Thursday, July 19, 2012

50/50

   So everyone in my house is running around like chickens with their head cut off. We are leaving to go to the beach in just a few short hours and as much as we try to tell ourselves we are ready and that we haven't forgotten anything; we are not ready and we will most definitely forget something. I love vacation, but it seems like you need one before you go on one, then you need another one after you get off the vacation. Agh! So many vacations... Well, today in the midst of this pandemonium I start getting that creepy feeling of, " it is that time of year again," and school is just around the corner.  I am an unusual kid, school is torture, but it is an ok torture (I know that sounds like masochism). It is that rhythmic motion of repetitiveness that makes it livable. I wake up, go to classes and go home or to dance. I know that my day won't be any different. It is boring, but it is a seldom changing, though stressful, system. I mean, I don't really want to go back because there is no "need" to. I have seen my friend over the summer and have been in contact with others. I do not want to see some people, but then again maybe I do? I try to tell myself that this year is going to be so different and its going to be great. My teachers will be different, I will be refreshed and ready to rip. Yet, after tons of summers of saying just that and having interesting years, I feel mixed emotions. Something says this year really will be different and then something tells me its going to be same old, same old, and I will count down the days until graduation. 

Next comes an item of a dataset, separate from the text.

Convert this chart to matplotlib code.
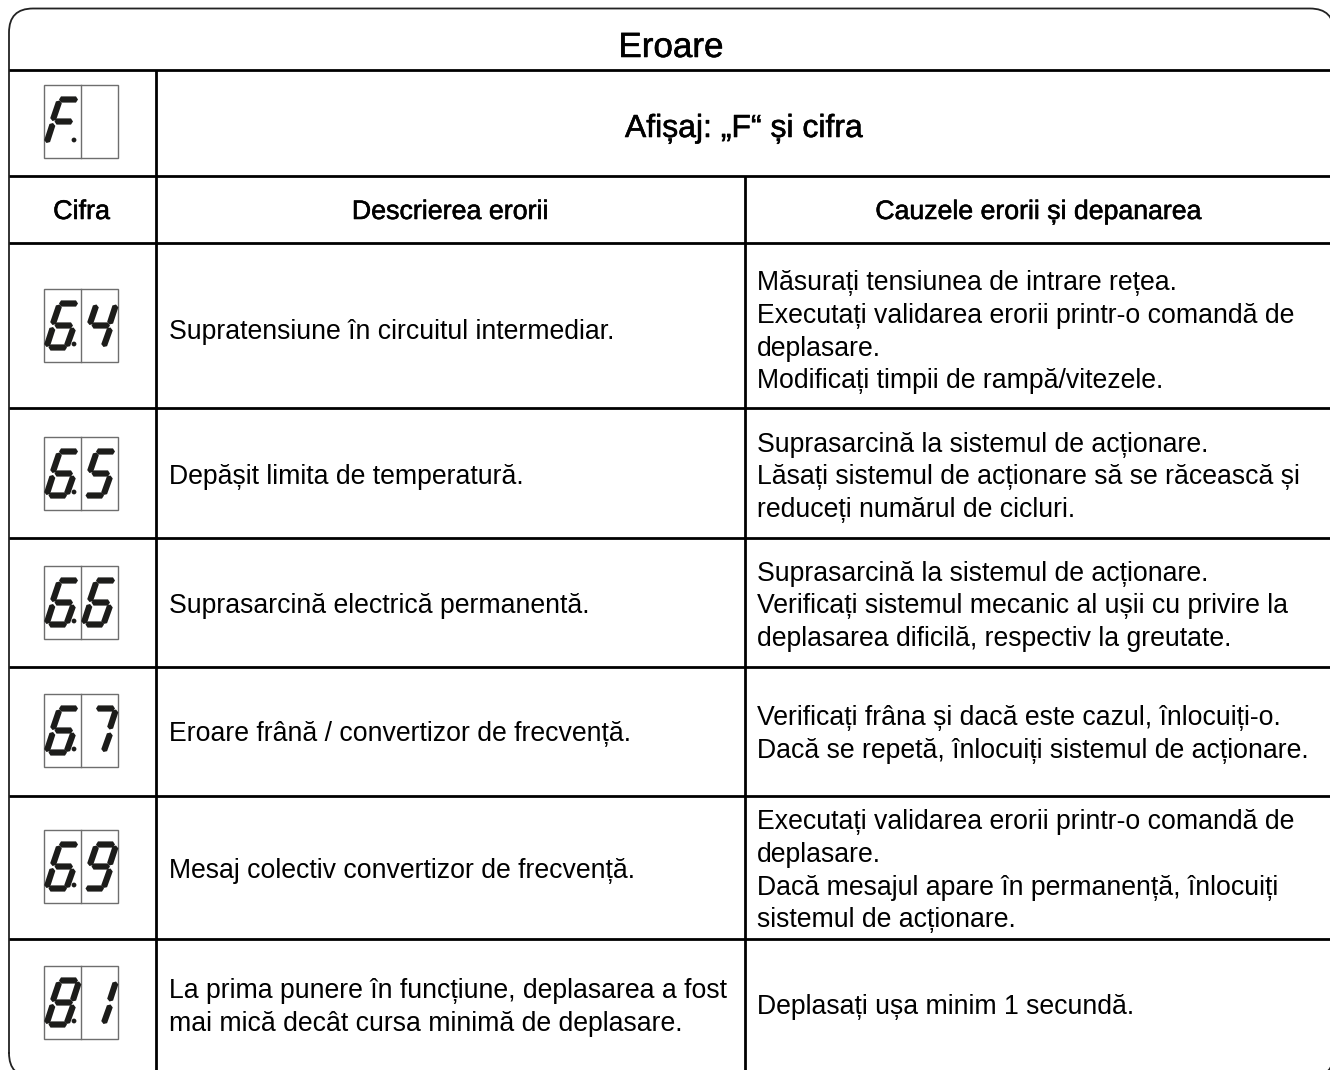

   I know that I should have faith because God will guide me in the right direction, and I do, but I still am a bit...antsy. Growing up changes things and while I am still in that process, things are becoming more clear but there is still a lot of blurriness. I do not want my repetitiveness to be over and yet I crave it's end. I think by the time these next two years are over, the repetitiveness will be ready to be tossed out the window. I am solving my situation by preparation and focus...and a bit of beach time just to hold it off for a few more days.